A digital and/or quantum computer program may, but need not, correspond to a file in a file system. A program can be stored in a portion of a file that holds other programs or data, e.g., one or more scripts stored in a markup language document, in a single file dedicated to the program in question, or in multiple coordinated files, e.g., files that store one or more modules, sub-programs, or portions of code. A digital and/or quantum computer program can be deployed to be executed on one digital or one quantum computer or on multiple digital and/or quantum computers that are located at one site or distributed across multiple sites and interconnected by a digital and/or quantum data communication network. A quantum data communication network is understood to be a network that may transmit quantum data using quantum systems, e.g. qubits. Generally, a digital data communication network cannot transmit quantum data, however a quantum data communication network may transmit both quantum data and digital data.

The processes and logic flows described in this specification can be performed by one or more programmable digital and/or quantum computers, operating with one or more digital and/or quantum processors, as appropriate, executing one or more digital and/or quantum computer programs to perform functions by operating on input digital and quantum data and generating output. The processes and logic flows can also be performed by, and apparatus can also be implemented as, special purpose logic circuitry, e.g., an FPGA or an ASIC, or a quantum simulator, or by a combination of special purpose logic circuitry or quantum simulators and one or more programmed digital and/or quantum computers.

For a system of one or more digital and/or quantum computers or processors to be “configured to” or “operable to” perform particular operations or actions means that the system has installed on it software, firmware, hardware, or a combination of them that in operation cause the system to perform the operations or actions. For one or more digital and/or quantum computer programs to be configured to perform particular operations or actions means that the one or more programs include instructions that, when executed by digital and/or quantum data processing apparatus, cause the apparatus to perform the operations or actions. A quantum computer may receive instructions from a digital computer that, when executed by the quantum computing apparatus, cause the apparatus to perform the operations or actions.

Digital and/or quantum computers suitable for the execution of a digital and/or quantum computer program can be based on general or special purpose digital and/or quantum microprocessors or both, or any other kind of central digital and/or quantum processing unit. Generally, a central digital and/or quantum processing unit will receive instructions and digital and/or quantum data from a read-only memory, or a random access memory, or quantum systems suitable for transmitting quantum data, e.g. photons, or combinations thereof.

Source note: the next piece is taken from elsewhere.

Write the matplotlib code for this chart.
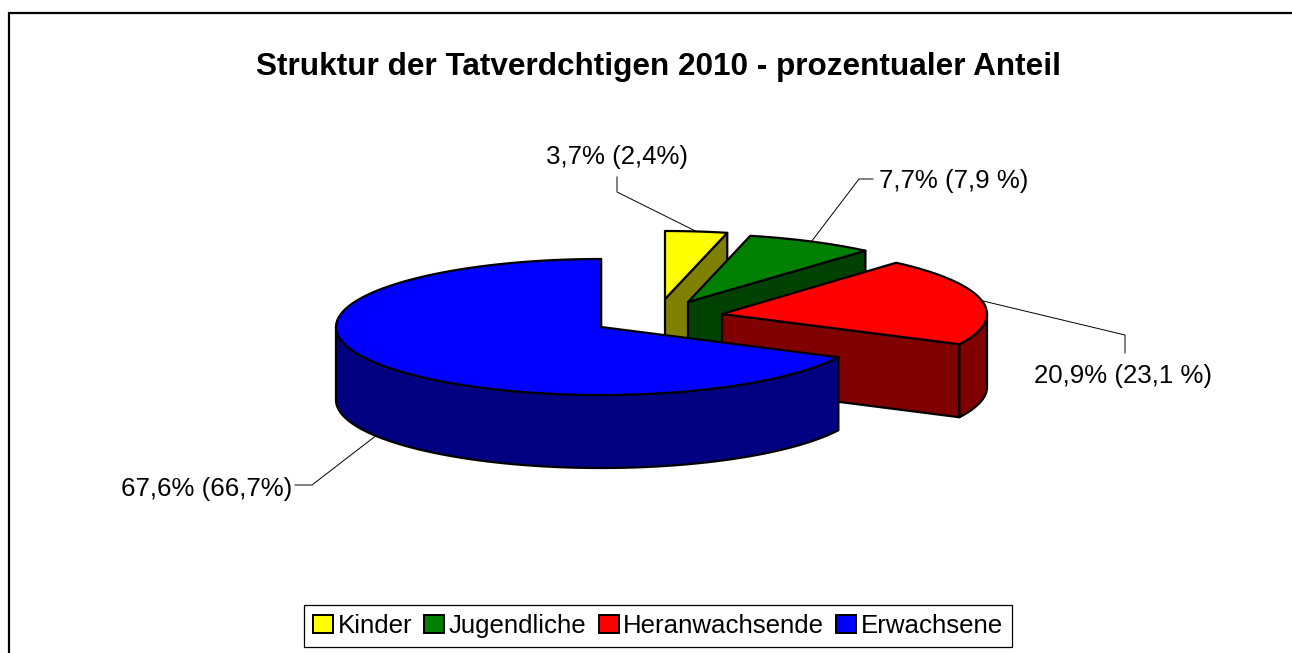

Some example elements of a digital and/or quantum computer are a central processing unit for performing or executing instructions and one or more memory devices for storing instructions and digital and/or quantum data. The central processing unit and the memory can be supplemented by, or incorporated in, special purpose logic circuitry or quantum simulators. Generally, a digital and/or quantum computer will also include, or be operatively coupled to receive digital and/or quantum data from or transfer digital and/or quantum data to, or both, one or more mass storage devices for storing digital and/or quantum data, e.g., magnetic, magneto-optical disks, or optical disks, or quantum systems suitable for storing quantum information. However, a digital and/or quantum computer need not have such devices.

Digital and/or quantum computer-readable media suitable for storing digital and/or quantum computer program instructions and digital and/or quantum data include all forms of non-volatile digital and/or quantum memory, media and memory devices, including by way of example semiconductor memory devices, e.g., EPROM, EEPROM, and flash memory devices; magnetic disks, e.g., internal hard disks or removable disks; magneto-optical disks; and CD-ROM and DVD-ROM disks; and quantum systems, e.g., trapped atoms or electrons. It is understood that quantum memories are devices that can store quantum data for a long time with high fidelity and efficiency, e.g., light-matter interfaces where light is used for transmission and matter for storing and preserving the quantum features of quantum data such as superposition or quantum coherence.

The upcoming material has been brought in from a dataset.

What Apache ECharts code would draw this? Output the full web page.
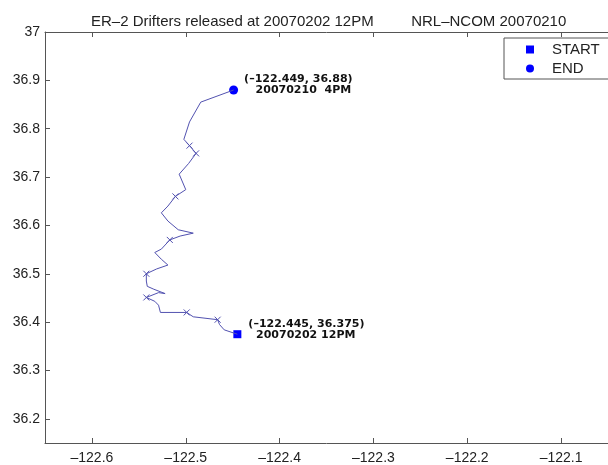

Control of the various systems described in this specification, or portions of them, can be implemented in a digital and/or quantum computer program product that includes instructions that are stored on one or more tangible, non-transitory machine-readable storage media, and that are executable on one or more digital and/or quantum processing devices. The systems described in this specification, or portions of them, can each be implemented as an apparatus, method, or electronic system that may include one or more digital and/or quantum processing devices and memory to store executable instructions to perform the operations described in this specification.

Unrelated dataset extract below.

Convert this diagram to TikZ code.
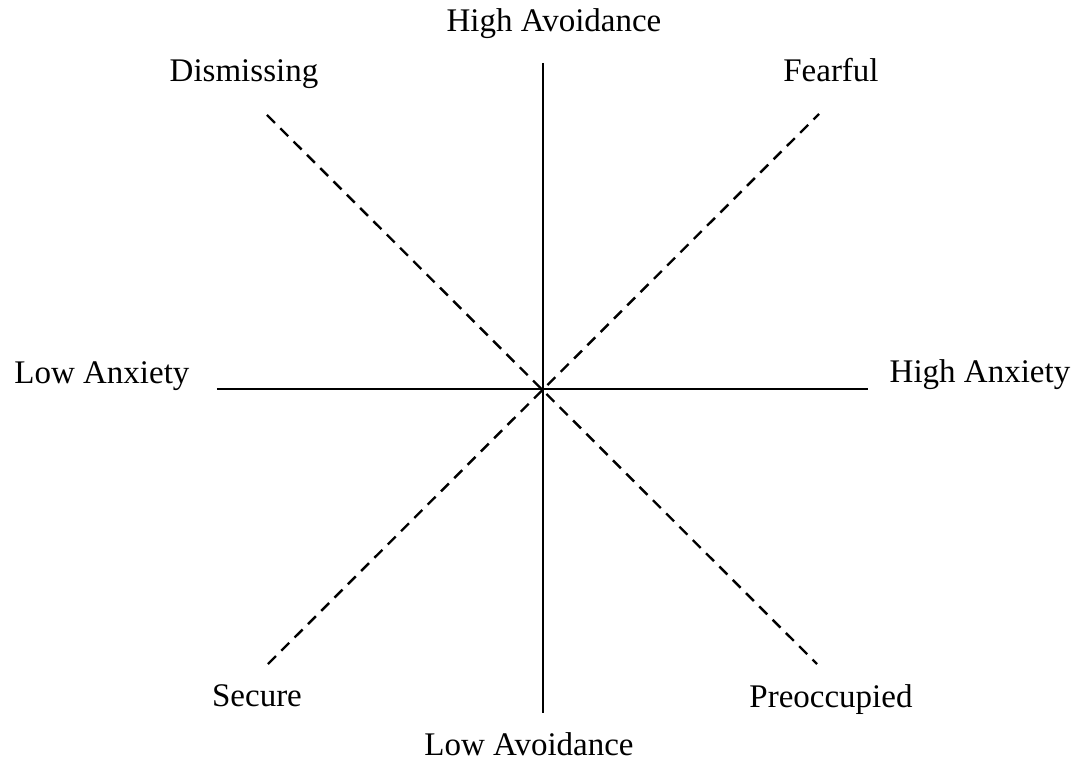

While this specification contains many specific implementation details, these should not be construed as limitations on the scope of what may be claimed, but rather as descriptions of features that may be specific to particular implementations. Certain features that are described in this specification in the context of separate implementations can also be implemented in combination in a single implementation. Conversely, various features that are described in the context of a single implementation can also be implemented in multiple implementations separately or in any suitable sub combination. Moreover, although features may be described above as acting in certain combinations and even initially claimed as such, one or more features from a claimed combination can in some cases be excised from the combination, and the claimed combination may be directed to a sub-combination or variation of a sub-combination.

Similarly, while operations are depicted in the drawings in a particular order, this should not be understood as requiring that such operations be performed in the particular order shown or in sequential order, or that all illustrated operations be performed, to achieve desirable results. In certain circumstances, multitasking and parallel processing may be advantageous. Moreover, the separation of various system modules and components in the implementations described above should not be understood as requiring such separation in all implementations, and it should be understood that the described program components and systems can generally be integrated together in a single software product or packaged into multiple software products.

Particular implementations of the subject matter have been described. Other implementations are within the scope of the following claims. For example, the actions recited in the claims can be performed in a different order and still achieve desirable results. As one example, the processes depicted in the accompanying figures do not necessarily require the particular order shown, or sequential order, to achieve desirable results. In some cases, multitasking and parallel processing may be advantageous.